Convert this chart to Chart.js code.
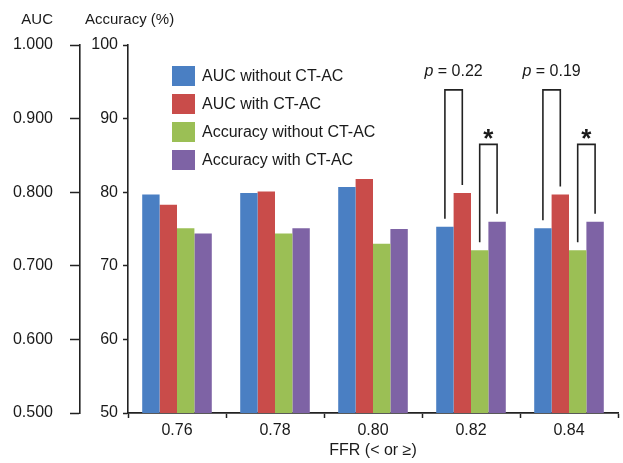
<!DOCTYPE html>
<html>
<head>
<meta charset="utf-8">
<script src="https://cdn.jsdelivr.net/npm/chart.js@4"></script>
<style>
  html, body { margin: 0; padding: 0; background: #ffffff; }
  #wrap { width: 623px; height: 463px; }
</style>
</head>
<body>
<div id="wrap"><canvas id="ffrChart"></canvas></div>
<script>
const cutoffs = ["0.76", "0.78", "0.80", "0.82", "0.84"];
const aucWithout = [0.797, 0.799, 0.807, 0.753, 0.751];
const aucWith = [0.783, 0.801, 0.818, 0.799, 0.797];
const accWithout = [75.1, 74.4, 73.0, 72.1, 72.1];
const accWith = [74.4, 75.1, 75.0, 76.0, 76.0];

// significance brackets: category, pair of datasets, top (accuracy units), text
const bracketGroups = [3, 3, 4, 4];
const bracketPairs = [[0, 1], [2, 3], [0, 1], [2, 3]];
const bracketTops = [93.9, 86.5, 93.9, 86.5];
const bracketLabels = ["p = 0.22", "*", "p = 0.19", "*"];

const FONT = "'Liberation Sans', Arial, Helvetica, sans-serif";
const INK = "#1a1a1a";

// legend drawn inside the plot area, top left
const legendPlugin = {
  id: "insideLegend",
  afterDraw(chart) {
    const { ctx, chartArea } = chart;
    ctx.save();
    ctx.font = "16px " + FONT;
    ctx.textBaseline = "middle";
    ctx.textAlign = "left";
    chart.data.datasets.forEach((ds, i) => {
      const y = chartArea.top + 31 + i * 28;
      const x = chartArea.left + 44;
      ctx.fillStyle = ds.backgroundColor;
      ctx.fillRect(x, y - 10, 23, 20);
      ctx.fillStyle = INK;
      ctx.fillText(ds.label, x + 30, y + 1);
    });
    ctx.restore();
  },
};

// axis titles sitting above each y axis
const axisTitlePlugin = {
  id: "axisTitles",
  afterDraw(chart) {
    const { ctx, chartArea } = chart;
    const auc = chart.scales.yAuc;
    const acc = chart.scales.yAcc;
    ctx.save();
    ctx.font = "15px " + FONT;
    ctx.fillStyle = INK;
    ctx.textBaseline = "middle";
    ctx.textAlign = "right";
    ctx.fillText("AUC", auc.right - 27, chartArea.top - 25);
    ctx.textAlign = "left";
    ctx.fillText("Accuracy (%)", acc.left + 5, chartArea.top - 25);
    ctx.restore();
  },
};

const bracketPlugin = {
  id: "brackets",
  afterDatasetsDraw(chart) {
    const { ctx } = chart;
    const acc = chart.scales.yAcc;
    ctx.save();
    ctx.strokeStyle = "#222222";
    ctx.lineWidth = 1.6;
    bracketGroups.forEach((g, k) => {
      const a = chart.getDatasetMeta(bracketPairs[k][0]).data[g];
      const b = chart.getDatasetMeta(bracketPairs[k][1]).data[g];
      const top = acc.getPixelForValue(bracketTops[k]);
      ctx.beginPath();
      ctx.moveTo(a.x, a.y - 8);
      ctx.lineTo(a.x, top);
      ctx.lineTo(b.x, top);
      ctx.lineTo(b.x, b.y - 8);
      ctx.stroke();

      const cx = (a.x + b.x) / 2;
      const label = bracketLabels[k];
      ctx.fillStyle = INK;
      if (label === "*") {
        ctx.font = "bold 26px " + FONT;
        ctx.textAlign = "center";
        ctx.textBaseline = "alphabetic";
        ctx.fillText("*", cx, top + 3);
      } else {
        // italic p, rest upright
        const rest = label.slice(1);
        ctx.textBaseline = "middle";
        ctx.font = "italic 16px " + FONT;
        const wp = ctx.measureText("p").width;
        ctx.font = "16px " + FONT;
        const wr = ctx.measureText(rest).width;
        const x0 = cx - (wp + wr) / 2;
        ctx.textAlign = "left";
        ctx.font = "italic 16px " + FONT;
        ctx.fillText("p", x0, top - 18);
        ctx.font = "16px " + FONT;
        ctx.fillText(rest, x0 + wp, top - 18);
      }
    });
    ctx.restore();
  },
};

const axisGrid = (len) => ({
  display: true,
  drawOnChartArea: false,
  drawTicks: true,
  tickLength: len,
  tickWidth: 1.5,
  tickColor: "#222222",
});

const ctx = document.getElementById("ffrChart").getContext("2d");
window.ffrChart = new Chart(ctx, {
  type: "bar",
  data: {
    labels: cutoffs,
    datasets: [
      { label: "AUC without CT-AC", data: aucWithout, yAxisID: "yAuc", backgroundColor: "#4a7fc3" },
      { label: "AUC with CT-AC", data: aucWith, yAxisID: "yAuc", backgroundColor: "#c94c4a" },
      { label: "Accuracy without CT-AC", data: accWithout, yAxisID: "yAcc", backgroundColor: "#9bbf55" },
      { label: "Accuracy with CT-AC", data: accWith, yAxisID: "yAcc", backgroundColor: "#7e63a5" },
    ],
  },
  options: {
    responsive: true,
    maintainAspectRatio: false,
    animation: false,
    layout: { padding: { left: 0, right: 5, top: 45, bottom: 0 } },
    datasets: {
      bar: { categoryPercentage: 0.71, barPercentage: 1.0, borderWidth: 0 },
    },
    plugins: {
      legend: { display: false },
      tooltip: { enabled: false },
    },
    scales: {
      x: {
        grid: { ...axisGrid(5), offset: true },
        border: { display: true, color: "#222222", width: 1.8 },
        ticks: { color: INK, font: { size: 16, family: FONT }, padding: 3 },
        title: {
          display: true,
          text: "FFR (< or ≥)",
          color: INK,
          font: { size: 16, family: FONT },
          padding: { top: 0, bottom: 3 },
        },
        afterFit: (scale) => { scale.height = 50; },
      },
      yAuc: {
        position: "left",
        weight: 1,
        min: 0.5,
        max: 1.0,
        grid: axisGrid(10),
        border: { display: true, color: "#222222", width: 1.6 },
        ticks: {
          stepSize: 0.1,
          color: INK,
          padding: 17,
          font: { size: 16, family: FONT },
          callback: (v) => Number(v).toFixed(3),
        },
        afterFit: (scale) => { scale.width = 80; },
      },
      yAcc: {
        position: "left",
        weight: 0,
        min: 50,
        max: 100,
        grid: axisGrid(5),
        border: { display: true, color: "#222222", width: 1.6 },
        ticks: {
          stepSize: 10,
          color: INK,
          padding: 5,
          font: { size: 16, family: FONT },
        },
        afterFit: (scale) => { scale.width = 48; },
      },
    },
  },
  plugins: [legendPlugin, axisTitlePlugin, bracketPlugin],
});
</script>
</body>
</html>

※ ※ ※

▸ **Task to carry out**: Set the listing down in full and exactly. Pictures within it should not appear in the copy.

▸ **Task output**:
Convert this chart to Chart.js code.
<!DOCTYPE html>
<html>
<head>
<meta charset="utf-8">
<script src="https://cdn.jsdelivr.net/npm/chart.js@4"></script>
<style>
  html, body { margin: 0; padding: 0; background: #ffffff; }
  #wrap { width: 623px; height: 463px; }
</style>
</head>
<body>
<div id="wrap"><canvas id="ffrChart"></canvas></div>
<script>
const cutoffs = ["0.76", "0.78", "0.80", "0.82", "0.84"];
const aucWithout = [0.797, 0.799, 0.807, 0.753, 0.751];
const aucWith = [0.783, 0.801, 0.818, 0.799, 0.797];
const accWithout = [75.1, 74.4, 73.0, 72.1, 72.1];
const accWith = [74.4, 75.1, 75.0, 76.0, 76.0];

// significance brackets: category, pair of datasets, top (accuracy units), text
const bracketGroups = [3, 3, 4, 4];
const bracketPairs = [[0, 1], [2, 3], [0, 1], [2, 3]];
const bracketTops = [93.9, 86.5, 93.9, 86.5];
const bracketLabels = ["p = 0.22", "*", "p = 0.19", "*"];

const FONT = "'Liberation Sans', Arial, Helvetica, sans-serif";
const INK = "#1a1a1a";

// legend drawn inside the plot area, top left
const legendPlugin = {
  id: "insideLegend",
  afterDraw(chart) {
    const { ctx, chartArea } = chart;
    ctx.save();
    ctx.font = "16px " + FONT;
    ctx.textBaseline = "middle";
    ctx.textAlign = "left";
    chart.data.datasets.forEach((ds, i) => {
      const y = chartArea.top + 31 + i * 28;
      const x = chartArea.left + 44;
      ctx.fillStyle = ds.backgroundColor;
      ctx.fillRect(x, y - 10, 23, 20);
      ctx.fillStyle = INK;
      ctx.fillText(ds.label, x + 30, y + 1);
    });
    ctx.restore();
  },
};

// axis titles sitting above each y axis
const axisTitlePlugin = {
  id: "axisTitles",
  afterDraw(chart) {
    const { ctx, chartArea } = chart;
    const auc = chart.scales.yAuc;
    const acc = chart.scales.yAcc;
    ctx.save();
    ctx.font = "15px " + FONT;
    ctx.fillStyle = INK;
    ctx.textBaseline = "middle";
    ctx.textAlign = "right";
    ctx.fillText("AUC", auc.right - 27, chartArea.top - 25);
    ctx.textAlign = "left";
    ctx.fillText("Accuracy (%)", acc.left + 5, chartArea.top - 25);
    ctx.restore();
  },
};

const bracketPlugin = {
  id: "brackets",
  afterDatasetsDraw(chart) {
    const { ctx } = chart;
    const acc = chart.scales.yAcc;
    ctx.save();
    ctx.strokeStyle = "#222222";
    ctx.lineWidth = 1.6;
    bracketGroups.forEach((g, k) => {
      const a = chart.getDatasetMeta(bracketPairs[k][0]).data[g];
      const b = chart.getDatasetMeta(bracketPairs[k][1]).data[g];
      const top = acc.getPixelForValue(bracketTops[k]);
      ctx.beginPath();
      ctx.moveTo(a.x, a.y - 8);
      ctx.lineTo(a.x, top);
      ctx.lineTo(b.x, top);
      ctx.lineTo(b.x, b.y - 8);
      ctx.stroke();

      const cx = (a.x + b.x) / 2;
      const label = bracketLabels[k];
      ctx.fillStyle = INK;
      if (label === "*") {
        ctx.font = "bold 26px " + FONT;
        ctx.textAlign = "center";
        ctx.textBaseline = "alphabetic";
        ctx.fillText("*", cx, top + 3);
      } else {
        // italic p, rest upright
        const rest = label.slice(1);
        ctx.textBaseline = "middle";
        ctx.font = "italic 16px " + FONT;
        const wp = ctx.measureText("p").width;
        ctx.font = "16px " + FONT;
        const wr = ctx.measureText(rest).width;
        const x0 = cx - (wp + wr) / 2;
        ctx.textAlign = "left";
        ctx.font = "italic 16px " + FONT;
        ctx.fillText("p", x0, top - 18);
        ctx.font = "16px " + FONT;
        ctx.fillText(rest, x0 + wp, top - 18);
      }
    });
    ctx.restore();
  },
};

const axisGrid = (len) => ({
  display: true,
  drawOnChartArea: false,
  drawTicks: true,
  tickLength: len,
  tickWidth: 1.5,
  tickColor: "#222222",
});

const ctx = document.getElementById("ffrChart").getContext("2d");
window.ffrChart = new Chart(ctx, {
  type: "bar",
  data: {
    labels: cutoffs,
    datasets: [
      { label: "AUC without CT-AC", data: aucWithout, yAxisID: "yAuc", backgroundColor: "#4a7fc3" },
      { label: "AUC with CT-AC", data: aucWith, yAxisID: "yAuc", backgroundColor: "#c94c4a" },
      { label: "Accuracy without CT-AC", data: accWithout, yAxisID: "yAcc", backgroundColor: "#9bbf55" },
      { label: "Accuracy with CT-AC", data: accWith, yAxisID: "yAcc", backgroundColor: "#7e63a5" },
    ],
  },
  options: {
    responsive: true,
    maintainAspectRatio: false,
    animation: false,
    layout: { padding: { left: 0, right: 5, top: 45, bottom: 0 } },
    datasets: {
      bar: { categoryPercentage: 0.71, barPercentage: 1.0, borderWidth: 0 },
    },
    plugins: {
      legend: { display: false },
      tooltip: { enabled: false },
    },
    scales: {
      x: {
        grid: { ...axisGrid(5), offset: true },
        border: { display: true, color: "#222222", width: 1.8 },
        ticks: { color: INK, font: { size: 16, family: FONT }, padding: 3 },
        title: {
          display: true,
          text: "FFR (< or ≥)",
          color: INK,
          font: { size: 16, family: FONT },
          padding: { top: 0, bottom: 3 },
        },
        afterFit: (scale) => { scale.height = 50; },
      },
      yAuc: {
        position: "left",
        weight: 1,
        min: 0.5,
        max: 1.0,
        grid: axisGrid(10),
        border: { display: true, color: "#222222", width: 1.6 },
        ticks: {
          stepSize: 0.1,
          color: INK,
          padding: 17,
          font: { size: 16, family: FONT },
          callback: (v) => Number(v).toFixed(3),
        },
        afterFit: (scale) => { scale.width = 80; },
      },
      yAcc: {
        position: "left",
        weight: 0,
        min: 50,
        max: 100,
        grid: axisGrid(5),
        border: { display: true, color: "#222222", width: 1.6 },
        ticks: {
          stepSize: 10,
          color: INK,
          padding: 5,
          font: { size: 16, family: FONT },
        },
        afterFit: (scale) => { scale.width = 48; },
      },
    },
  },
  plugins: [legendPlugin, axisTitlePlugin, bracketPlugin],
});
</script>
</body>
</html>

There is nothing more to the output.